Idempotency means: processing the same event twice results in the same final state as processing it once.
Choose an Idempotency Key#
Your idempotency key should be derived from the business event, not from an execution. Good candidates:
| Event type | Good idempotency key | Notes |
|---|---|---|
| Webhook from Stripe | Stripe event id | Already unique and stable |
| Form submission | Submission id | Prefer server-side id, not timestamp |
| Order sync | External order id plus action | Example shopify:order:1234:create |
| Daily report | Date plus report type | Example report:sales:2026-04-06 |
Enforce Idempotency With a Unique Constraint#
The simplest reliable pattern is a database table that tracks processed keys with a unique constraint. If the key already exists, you skip side effects and return success.
Minimal schema idea:
| Field | Type | Purpose |
|---|---|---|
| idempotency_key | text unique | Prevent duplicate processing |
| first_seen_at | timestamp | Debugging and analytics |
| status | text | started, completed, failed |
| last_error | text | Optional failure context |
In n8n, you can implement this with Postgres, MySQL, or any durable store. The key is to use an atomic insert that fails on duplicates.
-- Postgres example
insert into idempotency_keys (idempotency_key, first_seen_at, status)
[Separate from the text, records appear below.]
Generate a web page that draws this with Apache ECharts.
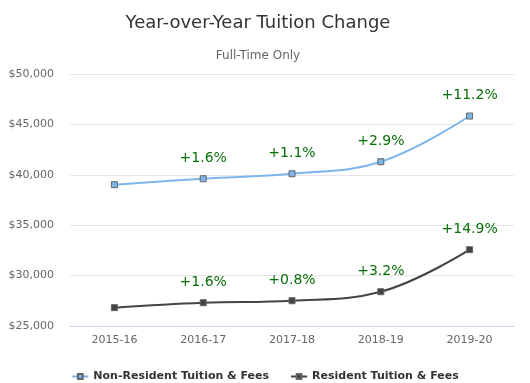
<!DOCTYPE html>
<html><head><meta charset="utf-8">
<script src="https://cdn.jsdelivr.net/npm/echarts@6/dist/echarts.min.js"></script>
<style>html,body{margin:0;padding:0;background:#fff}#c{width:530px;height:383px}</style>
</head><body><div id="c"></div>
<script>
const categories = ['2015-16','2016-17','2017-18','2018-19','2019-20'];
const nonResident = [39020, 39610, 40100, 41300, 45830];
const resident = [26820, 27310, 27510, 28400, 32570];
const nonResidentPct = [null, '+1.6%', '+1.1%', '+2.9%', '+11.2%'];
const residentPct = [null, '+1.6%', '+0.8%', '+3.2%', '+14.9%'];
const yTicks = [25000, 30000, 35000, 40000, 45000, 50000];

const FONT = '"DejaVu Sans", Verdana, sans-serif';
const chart = echarts.init(document.getElementById('c'));
function pctLabel(arr){
  return {
    show: true, position: 'top', distance: 10,
    color: '#087008', fontSize: 14, fontFamily: FONT,
    formatter: p => arr[p.dataIndex] || ''
  };
}
chart.setOption({
  animation: false,
  textStyle: {fontFamily: FONT},
  title: [
    {text: 'Year-over-Year Tuition Change', left: 253, textAlign: 'center', top: 9,
     textStyle: {fontSize: 18, fontWeight: 'normal', color: '#333', fontFamily: FONT}},
    {text: 'Full-Time Only', left: 253, textAlign: 'center', top: 45,
     textStyle: {fontSize: 12, fontWeight: 'normal', color: '#666', fontFamily: FONT}}
  ],
  grid: {left: 70, right: 16, top: 74, bottom: 57},
  legend: {
    top: 366, left: 'center', itemGap: 21, itemWidth: 16, itemHeight: 6,
    textStyle: {fontSize: 11, fontWeight: 'bold', color: '#333', fontFamily: FONT}
  },
  xAxis: {
    type: 'category', data: categories, boundaryGap: true,
    axisLine: {lineStyle: {color: '#ccd6eb'}},
    axisTick: {show: false},
    axisLabel: {color: '#666', fontSize: 11, margin: 9, fontFamily: FONT}
  },
  yAxis: {
    type: 'value', min: yTicks[0], max: yTicks[yTicks.length-1], interval: 5000,
    axisLine: {show: false}, axisTick: {show: false},
    splitLine: {lineStyle: {color: '#e6e6e6'}},
    axisLabel: {color: '#666', fontSize: 11, margin: 16, fontFamily: FONT,
      formatter: v => '$' + v.toLocaleString('en-US')}
  },
  series: [
    {name: 'Non-Resident Tuition & Fees', type: 'line', data: nonResident, smooth: 0.4,
     symbol: 'rect', symbolSize: 6,
     lineStyle: {color: '#7cb5ec', width: 2},
     itemStyle: {color: '#7cb5ec', borderColor: '#666', borderWidth: 1},
     label: pctLabel(nonResidentPct)},
    {name: 'Resident Tuition & Fees', type: 'line', data: resident, smooth: 0.4,
     symbol: 'rect', symbolSize: 6,
     lineStyle: {color: '#434348', width: 2},
     itemStyle: {color: '#434348', borderColor: '#666', borderWidth: 1},
     label: pctLabel(residentPct)}
  ]
});
</script></body></html>
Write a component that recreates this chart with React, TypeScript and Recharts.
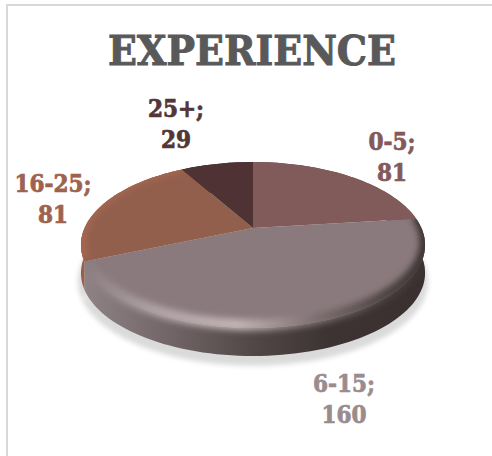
import { PieChart, Pie } from "recharts";

const categories = ["0-5", "6-15", "16-25", "25+"];
const counts = [81, 160, 81, 29];
const faceColors = ["#815B5A", "#8A7A7D", "#925F4D", "#4F3334"];
const wallFills = ["#5e4241", "url(#wallGrad)", "#9a5f4a", "#3a2627"];
const bevelStrokes = ["none", "url(#bevelGrad)", "#a5664f", "none"];
const labelColors = ["#84595A", "#9A8C8E", "#9E624E", "#523638"];

const data = categories.map((name, i) => ({ name, value: counts[i] }));

const WIDTH = 492;
const HEIGHT = 456;
const CX = 253;
const CY = 228;
const RADIUS = 168.4;
// Tilt of the disc: foreshortening plus a small perspective term
const SQUASH = 0.472;
const PERSPECTIVE = -0.205;
const DEPTH = 28;
const SHADOW_DROP = 36;
const FONT = "'DejaVu Serif', serif";
const LABEL_FONT = "'DejaVu Serif Condensed', 'DejaVu Serif', serif";

const LABEL_SPOTS = [
  { x: 392, y: 150 },
  { x: 344, y: 392 },
  { x: 53, y: 192 },
  { x: 176, y: 117 },
];

type SliceProps = {
  cx: number;
  cy: number;
  outerRadius: number;
  startAngle: number;
  endAngle: number;
  index: number;
};

function rimPoint(deg: number, cx: number, cy: number, r: number): [number, number] {
  const rad = (deg * Math.PI) / 180;
  const u = Math.cos(rad);
  const v = -Math.sin(rad);
  const d = 1 + PERSPECTIVE * v;
  return [cx + (r * u) / d, cy + (SQUASH * r * v) / d];
}

function rim(p: SliceProps, grow = 0): [number, number][] {
  const steps = Math.max(2, Math.ceil(Math.abs(p.endAngle - p.startAngle) / 2));
  const pts: [number, number][] = [];
  for (let i = 0; i <= steps; i++) {
    const deg = p.startAngle + ((p.endAngle - p.startAngle) * i) / steps;
    pts.push(rimPoint(deg, p.cx, p.cy, p.outerRadius + grow));
  }
  return pts;
}

const toPath = (pts: [number, number][]) =>
  pts.map(([x, y], i) => `${i ? "L" : "M"}${x.toFixed(2)} ${y.toFixed(2)}`).join(" ");

const wallPath = (pts: [number, number][]) => {
  const lower = pts.map(([x, y]): [number, number] => [x, y + DEPTH]).reverse();
  return `${toPath([...pts, ...lower])} Z`;
};

function ShadowSlice(p: SliceProps) {
  const pts = rim(p, 3).map(([x, y]): [number, number] => [x, y + SHADOW_DROP]);
  return <path d={`${toPath([[p.cx, p.cy + SHADOW_DROP], ...pts])} Z`} fill="#dadada" filter="url(#shadowBlur)" />;
}

function WallSlice(p: SliceProps) {
  return <path d={wallPath(rim(p))} fill={wallFills[p.index]} />;
}

function FaceSlice(p: SliceProps) {
  const pts = rim(p);
  const d = `${toPath([[p.cx, p.cy], ...pts])} Z`;
  const clipId = `face-${p.index}`;
  // The bevel highlight sits just inside the rim and bleeds softly onto the wall
  const bevelLine = pts.map(([x, y]): [number, number] => [x, y - 3]);
  return (
    <g>
      <clipPath id={clipId}>
        <path d={d} />
        <path d={wallPath(pts)} />
      </clipPath>
      <path d={d} fill={faceColors[p.index]} />
      {bevelStrokes[p.index] !== "none" && (
        <g clipPath={`url(#${clipId})`}>
          <path
            d={toPath(bevelLine)}
            fill="none"
            stroke={bevelStrokes[p.index]}
            strokeWidth={11}
            filter="url(#bevelBlur)"
          />
        </g>
      )}
    </g>
  );
}

function SliceLabel(props: { index: number; name: string; value: number }) {
  const spot = LABEL_SPOTS[props.index];
  return (
    <text
      x={spot.x}
      y={spot.y}
      textAnchor="middle"
      fill={labelColors[props.index]}
      stroke={labelColors[props.index]}
      strokeWidth={0.7}
      fontFamily={LABEL_FONT}
      fontWeight="bold"
      fontSize={24}
    >
      <tspan x={spot.x}>{props.name};</tspan>
      <tspan x={spot.x} dy={31}>
        {props.value}
      </tspan>
    </text>
  );
}

const pieProps = {
  data,
  dataKey: "value",
  nameKey: "name",
  cx: CX,
  cy: CY,
  outerRadius: RADIUS,
  startAngle: 90,
  endAngle: -270,
  stroke: "none",
  isAnimationActive: false,
};

export default function App() {
  return (
    <div style={{ position: "absolute", left: 0, top: 0, width: WIDTH, height: HEIGHT, background: "#fff" }}>
      <div style={{ position: "absolute", left: 6, top: 4, width: WIDTH - 6, height: 2, background: "#d9d9d9" }} />
      <div style={{ position: "absolute", left: 6, top: 4, width: 2, height: HEIGHT - 4, background: "#d9d9d9" }} />
      <PieChart width={WIDTH} height={HEIGHT} margin={{ top: 0, right: 0, bottom: 0, left: 0 }} style={{ position: "absolute" }}>
        <defs>
          <linearGradient id="wallGrad" gradientUnits="userSpaceOnUse" x1={85} y1={0} x2={424} y2={0}>
            <stop offset="0" stopColor="#8f8284" />
            <stop offset="0.25" stopColor="#716567" />
            <stop offset="0.5" stopColor="#524747" />
            <stop offset="0.72" stopColor="#3d3333" />
            <stop offset="1" stopColor="#3a3030" />
          </linearGradient>
          <linearGradient id="bevelGrad" gradientUnits="userSpaceOnUse" x1={85} y1={0} x2={424} y2={0}>
            <stop offset="0" stopColor="#8a7d7f" />
            <stop offset="0.2" stopColor="#b0a3a5" />
            <stop offset="0.45" stopColor="#c4b6b8" />
            <stop offset="0.68" stopColor="#7d6f71" />
            <stop offset="0.88" stopColor="#4e4343" />
            <stop offset="1" stopColor="#3c3232" />
          </linearGradient>
          <filter id="bevelBlur" filterUnits="userSpaceOnUse" x={0} y={0} width={WIDTH} height={HEIGHT}>
            <feGaussianBlur stdDeviation={3} />
          </filter>
          <filter id="shadowBlur" filterUnits="userSpaceOnUse" x={0} y={0} width={WIDTH} height={HEIGHT}>
            <feGaussianBlur stdDeviation={2.5} />
          </filter>
        </defs>
        <text
          x={252}
          y={65}
          textAnchor="middle"
          fill="#595959"
          stroke="#595959"
          strokeWidth={1}
          fontFamily={FONT}
          fontWeight="bold"
          fontSize={41}
          textLength={288}
          lengthAdjust="spacingAndGlyphs"
        >
          EXPERIENCE
        </text>
        <Pie {...pieProps} shape={ShadowSlice as any} />
        <Pie {...pieProps} shape={WallSlice as any} />
        <Pie {...pieProps} shape={FaceSlice as any} label={SliceLabel as any} labelLine={false} />
      </PieChart>
    </div>
  );
}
values ($1, now(), 'started')
on conflict (idempotency_key) do nothing;Then check whether the insert happened. If it did not, treat the event as already processed and exit cleanly.
⚠️ Warning: Do not use in-memory state, static variables, or n8n node memory for idempotency. It breaks on restarts, scaling, and multi-instance setups.
# Design Principle 2: Classify Errors and Handle Them Differently#
Not all errors are equal. If you handle every failure the same way, you either spam alerts or silently lose data.
A practical classification that works across most integrations:
| Class | Examples | Typical action |
|---|---|---|
| Transient | timeouts, DNS, 502, 503 | Retry with backoff, then dead-letter |
| Rate limit | 429, vendor quota | Retry with longer backoff, respect Retry-After |
| Permanent | 400 validation, 404, schema mismatch | Dead-letter, alert, no retries |
| Auth | 401, 403 | Alert immediately, optionally retry once after token refresh |
| Data conflict | duplicate, state mismatch | Resolve via idempotency and reconciliation |
How to Implement Classification in n8n#
In many HTTP nodes you can read:
- HTTP status code
- Error message
- Response body
Then route to different branches using an IF node or Switch node. The goal is to only retry what is likely to succeed later.
Practical rules:
- Retry 5xx and network timeouts.
- Retry 429 with a delay that increases, and cap concurrency.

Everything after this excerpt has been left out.